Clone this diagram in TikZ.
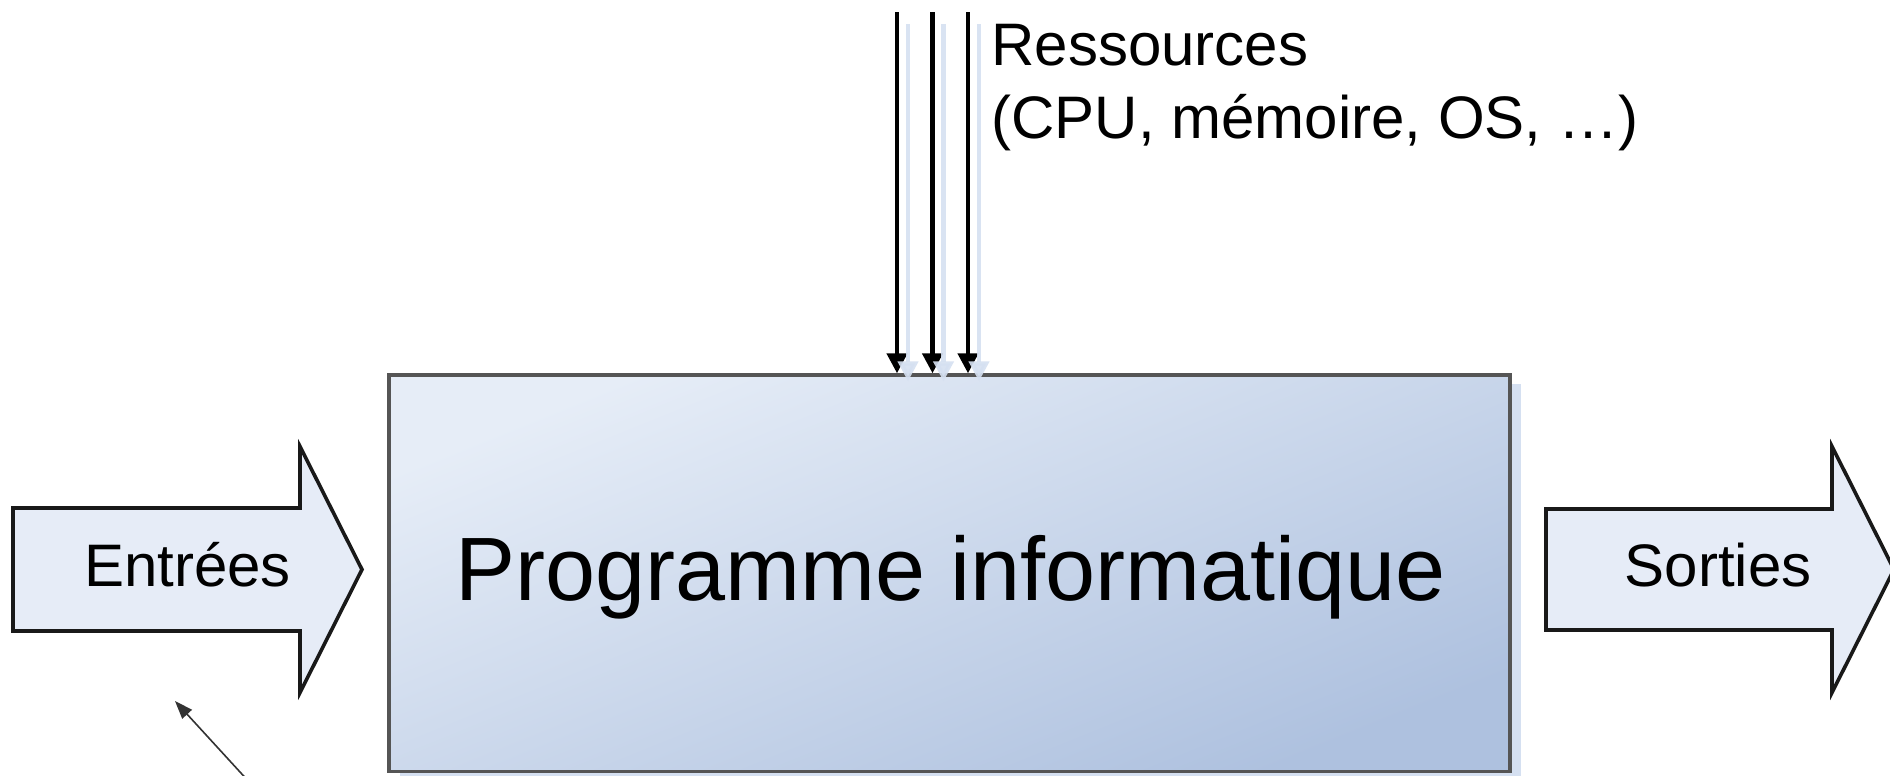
\documentclass[tikz,border=0pt]{standalone}
\usepackage{fontspec}
\setmainfont{Liberation Sans}
\usetikzlibrary{arrows.meta}

\definecolor{arrowfill}{HTML}{E6ECF7}
\definecolor{boxlight}{HTML}{E6EDF7}
\definecolor{boxmid}{HTML}{BFCFE8}
\definecolor{boxdark}{HTML}{AEC1DF}
\definecolor{shadowblue}{HTML}{D5E0F1}
\definecolor{boxedge}{HTML}{555555}

\begin{document}
\begin{tikzpicture}[x=0.5pt, y=-0.5pt,
  bigarrow/.style={draw=black!90, line width=1.8pt, fill=arrowfill, line join=miter},
  label/.style={inner sep=0pt, anchor=base},
  small/.style={font=\fontsize{30}{36.5}\selectfont},
  resource/.style={line width=2.2pt, -{Triangle[length=10pt, width=10pt]}},
  resshadow/.style={line width=2.2pt, draw=shadowblue, opacity=0.9,
                    -{Triangle[length=10pt, width=10pt]}},
  pointer/.style={draw=black!80, line width=0.8pt, -{Triangle[length=9pt, width=6.5pt]}}
]
\clip (0,0) rectangle (1890,776);
\fill[white] (0,0) rectangle (1890,776);

% soft shadow behind the program box
\fill[shadowblue] (400,384) rectangle (1521,790);

% the program box
\node[draw=boxedge, line width=1.7pt, inner sep=0pt,
      minimum width=560.5pt, minimum height=198.25pt,
      top color=boxlight, middle color=boxmid, bottom color=boxdark,
      shading angle=22] (prog) at (949.5,573.25) {};
\node[label, font=\fontsize{45}{54}\selectfont] (progtxt) at (951,600) {Programme informatique};

% input arrow
\draw[bigarrow] (13,508) -- (300,508) -- (300,446.5) -- (362,569.5)
  -- (300,692.5) -- (300,631) -- (13,631) -- cycle;
\node[label, small] (entrees) at (187.5,586.7) {Entrées};

% output arrow
\draw[bigarrow] (1546,509) -- (1832,509) -- (1832,446.5) -- (1894,569.5)
  -- (1832,692.5) -- (1832,630) -- (1546,630) -- cycle;
\node[label, small] (sorties) at (1718,586.7) {Sorties};

% resource arrows coming down onto the box
\coordinate (r1) at (897,12);
\coordinate (r2) at (932.5,12);
\coordinate (r3) at (968,12);
\foreach \r in {r1,r2,r3} {
  \draw[resource] (\r) -- (\r |- prog.north);
}
\foreach \r in {r1,r2,r3} {
  \draw[resshadow] ([shift={(11,12)}]\r) -- ([shift={(11,8)}]\r |- prog.north);
}

\node[label, anchor=base west, small] (res1) at (991,65) {Ressources};
\node[label, anchor=base west, small] (res2) at (991,138) {(CPU, mémoire, OS, …)};

% small pointer at the bottom left
\coordinate (ptail) at (251,784);
\coordinate (phead) at (175,701);
\draw[pointer] (ptail) -- (phead);
\end{tikzpicture}
\end{document}
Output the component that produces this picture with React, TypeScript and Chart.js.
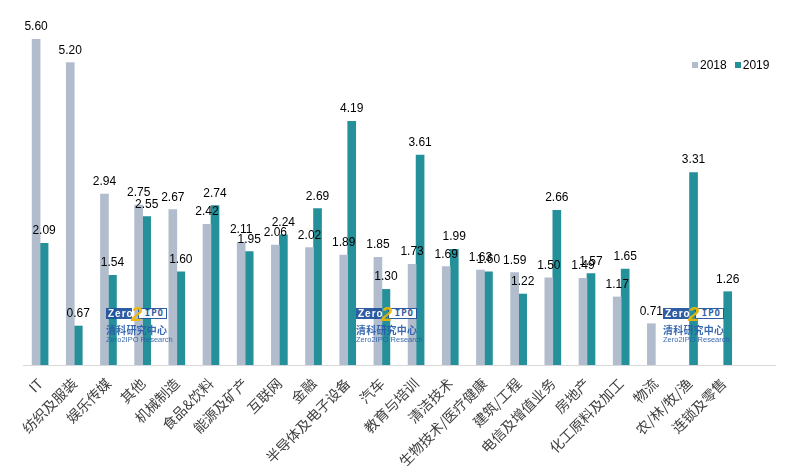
import React, { useEffect, useRef } from "react";
import { Chart, registerables } from "chart.js";

Chart.register(...registerables);

const categories = [
  "IT", "纺织及服装", "娱乐传媒", "其他", "机械制造", "食品&饮料", "能源及矿产", "互联网", "金融",
  "半导体及电子设备", "汽车", "教育与培训", "清洁技术", "生物技术/医疗健康", "建筑/工程",
  "电信及增值业务", "房地产", "化工原料及加工", "物流", "农/林/牧/渔", "连锁及零售", "",
];
const values2018: (number | null)[] = [
  5.6, 5.2, 2.94, 2.75, 2.67, 2.42, 2.11, 2.06, 2.02, 1.89, 1.85, 1.73, 1.69, 1.63, 1.59, 1.5, 1.49, 1.17, 0.71, null, null, null,
];
const values2019: (number | null)[] = [
  2.09, 0.67, 1.54, 2.55, 1.6, 2.74, 1.95, 2.24, 2.69, 4.19, 1.3, 3.61, 1.99, 1.6, 1.22, 2.66, 1.57, 1.65, null, 3.31, 1.26, null,
];
const seriesNames = ["2018", "2019"];
const colors = ["#b1bdcc", "#23909a"];

const valueLabels = {
  id: "valueLabels",
  afterDatasetsDraw(chart: any) {
    const ctx = chart.ctx;
    ctx.save();
    ctx.font = '12px "Liberation Sans", Arial, sans-serif';
    ctx.fillStyle = "#000";
    ctx.textAlign = "center";
    ctx.textBaseline = "alphabetic";
    chart.data.datasets.forEach((ds: any, i: number) => {
      const meta = chart.getDatasetMeta(i);
      meta.data.forEach((el: any, j: number) => {
        const v = ds.data[j];
        if (v === null || v === undefined) return;
        ctx.fillText(v.toFixed(2), el.x, el.y - 9);
      });
    });
    ctx.restore();
  },
};

function Logo({ left, top }: { left: number; top: number }) {
  const blue = "#1d4f9c";
  return (
    <div style={{ position: "absolute", left, top, width: 62, opacity: 0.92, fontFamily: "Arial, sans-serif", pointerEvents: "none" }}>
      <div style={{ position: "relative", height: 12 }}>
        <div style={{ position: "absolute", left: 0, top: 0, width: 26, height: 11, background: blue, color: "#fff", fontWeight: "bold", fontSize: 10, lineHeight: "11px", paddingLeft: 2, letterSpacing: 1, boxSizing: "border-box" }}>Zero</div>
        <div style={{ position: "absolute", left: 32, top: 0, width: 29, height: 11, border: `1.5px solid ${blue}`, background: "#fff", color: blue, fontWeight: "bold", fontSize: 9, lineHeight: "8px", textAlign: "right", paddingRight: 2, letterSpacing: 1, boxSizing: "border-box", fontFamily: '"DejaVu Sans Mono", monospace' }}>IPO</div>
        <div style={{ position: "absolute", left: 25, top: -4, color: "#f2b600", fontWeight: "bold", fontStyle: "italic", fontSize: 20, lineHeight: "20px" }}>2</div>
      </div>
      <div style={{ color: "#2a5caa", fontSize: 10, fontWeight: "bold", letterSpacing: 0.2, fontFamily: '"Noto Sans CJK SC", sans-serif', marginTop: 4, lineHeight: "11px", whiteSpace: "nowrap" }}>清科研究中心</div>
      <div style={{ color: "#2a5caa", fontSize: 7.5, lineHeight: "9px", whiteSpace: "nowrap" }}>Zero2IPO Research</div>
    </div>
  );
}

export default function App() {
  const ref = useRef<HTMLCanvasElement>(null);
  useEffect(() => {
    if (!ref.current) return;
    const chart = new Chart(ref.current, {
      type: "bar",
      data: {
        labels: categories,
        datasets: [
          { label: seriesNames[0], data: values2018, backgroundColor: colors[0], barThickness: 8, categoryPercentage: 0.56, grouped: true },
          { label: seriesNames[1], data: values2019, backgroundColor: colors[1], barThickness: 8, categoryPercentage: 0.56 },
        ],
      },
      options: {
        responsive: false,
        animation: false,
        layout: { padding: { left: 23, right: 19, top: 16, bottom: 0 } },
        plugins: { legend: { display: false }, tooltip: { enabled: false } },
        scales: {
          x: {
            grid: { display: false },
            border: { display: true, color: "#d9d9d9", width: 1 },
            ticks: {
              autoSkip: false,
              minRotation: 45,
              maxRotation: 45,
              color: "#404040",
              font: { family: '"Noto Sans CJK SC", sans-serif', size: 14 },
              padding: 2,
            },
            afterFit: (scale: any) => {
              scale.height = 101;
            },
          },
          y: { display: false, min: 0, max: 6 },
        },
      },
      plugins: [valueLabels],
    });
    return () => chart.destroy();
  }, []);

  return (
    <div style={{ position: "fixed", left: 0, top: 0, width: 794, height: 466, background: "#fff" }}>
      <canvas ref={ref} width={794} height={466} style={{ display: "block" }} />
      <div style={{ position: "absolute", left: 692, top: 58, fontFamily: '"Liberation Sans", Arial, sans-serif', fontSize: 12, display: "flex", alignItems: "center", lineHeight: "14px" }}>
        <span style={{ display: "inline-block", width: 6, height: 6, background: colors[0], marginRight: 2 }} />
        <span style={{ marginRight: 8 }}>{seriesNames[0]}</span>
        <span style={{ display: "inline-block", width: 6, height: 6, background: colors[1], marginRight: 2 }} />
        <span>{seriesNames[1]}</span>
      </div>
      <Logo left={106} top={308} />
      <Logo left={356} top={308} />
      <Logo left={663} top={308} />
    </div>
  );
}
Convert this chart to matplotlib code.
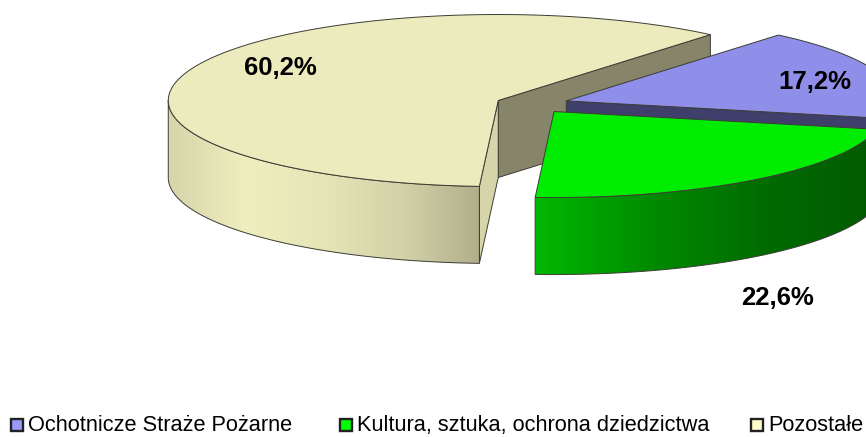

* What the exercise asks
Extract, word for word, each line from the top of the data down to and including the line with "west, small] (res2)"; skip the pictures.

* Full solution
Clone this diagram in TikZ.
\documentclass[tikz,border=0pt]{standalone}
\usepackage{fontspec}
\setmainfont{Liberation Sans}
\usetikzlibrary{arrows.meta}

\definecolor{arrowfill}{HTML}{E6ECF7}
\definecolor{boxlight}{HTML}{E6EDF7}
\definecolor{boxmid}{HTML}{BFCFE8}
\definecolor{boxdark}{HTML}{AEC1DF}
\definecolor{shadowblue}{HTML}{D5E0F1}
\definecolor{boxedge}{HTML}{555555}

\begin{document}
\begin{tikzpicture}[x=0.5pt, y=-0.5pt,
  bigarrow/.style={draw=black!90, line width=1.8pt, fill=arrowfill, line join=miter},
  label/.style={inner sep=0pt, anchor=base},
  small/.style={font=\fontsize{30}{36.5}\selectfont},
  resource/.style={line width=2.2pt, -{Triangle[length=10pt, width=10pt]}},
  resshadow/.style={line width=2.2pt, draw=shadowblue, opacity=0.9,
                    -{Triangle[length=10pt, width=10pt]}},
  pointer/.style={draw=black!80, line width=0.8pt, -{Triangle[length=9pt, width=6.5pt]}}
]
\clip (0,0) rectangle (1890,776);
\fill[white] (0,0) rectangle (1890,776);

% soft shadow behind the program box
\fill[shadowblue] (400,384) rectangle (1521,790);

% the program box
\node[draw=boxedge, line width=1.7pt, inner sep=0pt,
      minimum width=560.5pt, minimum height=198.25pt,
      top color=boxlight, middle color=boxmid, bottom color=boxdark,
      shading angle=22] (prog) at (949.5,573.25) {};
\node[label, font=\fontsize{45}{54}\selectfont] (progtxt) at (951,600) {Programme informatique};

% input arrow
\draw[bigarrow] (13,508) -- (300,508) -- (300,446.5) -- (362,569.5)
  -- (300,692.5) -- (300,631) -- (13,631) -- cycle;
\node[label, small] (entrees) at (187.5,586.7) {Entrées};

% output arrow
\draw[bigarrow] (1546,509) -- (1832,509) -- (1832,446.5) -- (1894,569.5)
  -- (1832,692.5) -- (1832,630) -- (1546,630) -- cycle;
\node[label, small] (sorties) at (1718,586.7) {Sorties};

% resource arrows coming down onto the box
\coordinate (r1) at (897,12);
\coordinate (r2) at (932.5,12);
\coordinate (r3) at (968,12);
\foreach \r in {r1,r2,r3} {
  \draw[resource] (\r) -- (\r |- prog.north);
}
\foreach \r in {r1,r2,r3} {
  \draw[resshadow] ([shift={(11,12)}]\r) -- ([shift={(11,8)}]\r |- prog.north);
}

\node[label, anchor=base west, small] (res1) at (991,65) {Ressources};
\node[label, anchor=base west, small] (res2) at (991,138) {(CPU, mémoire, OS, …)};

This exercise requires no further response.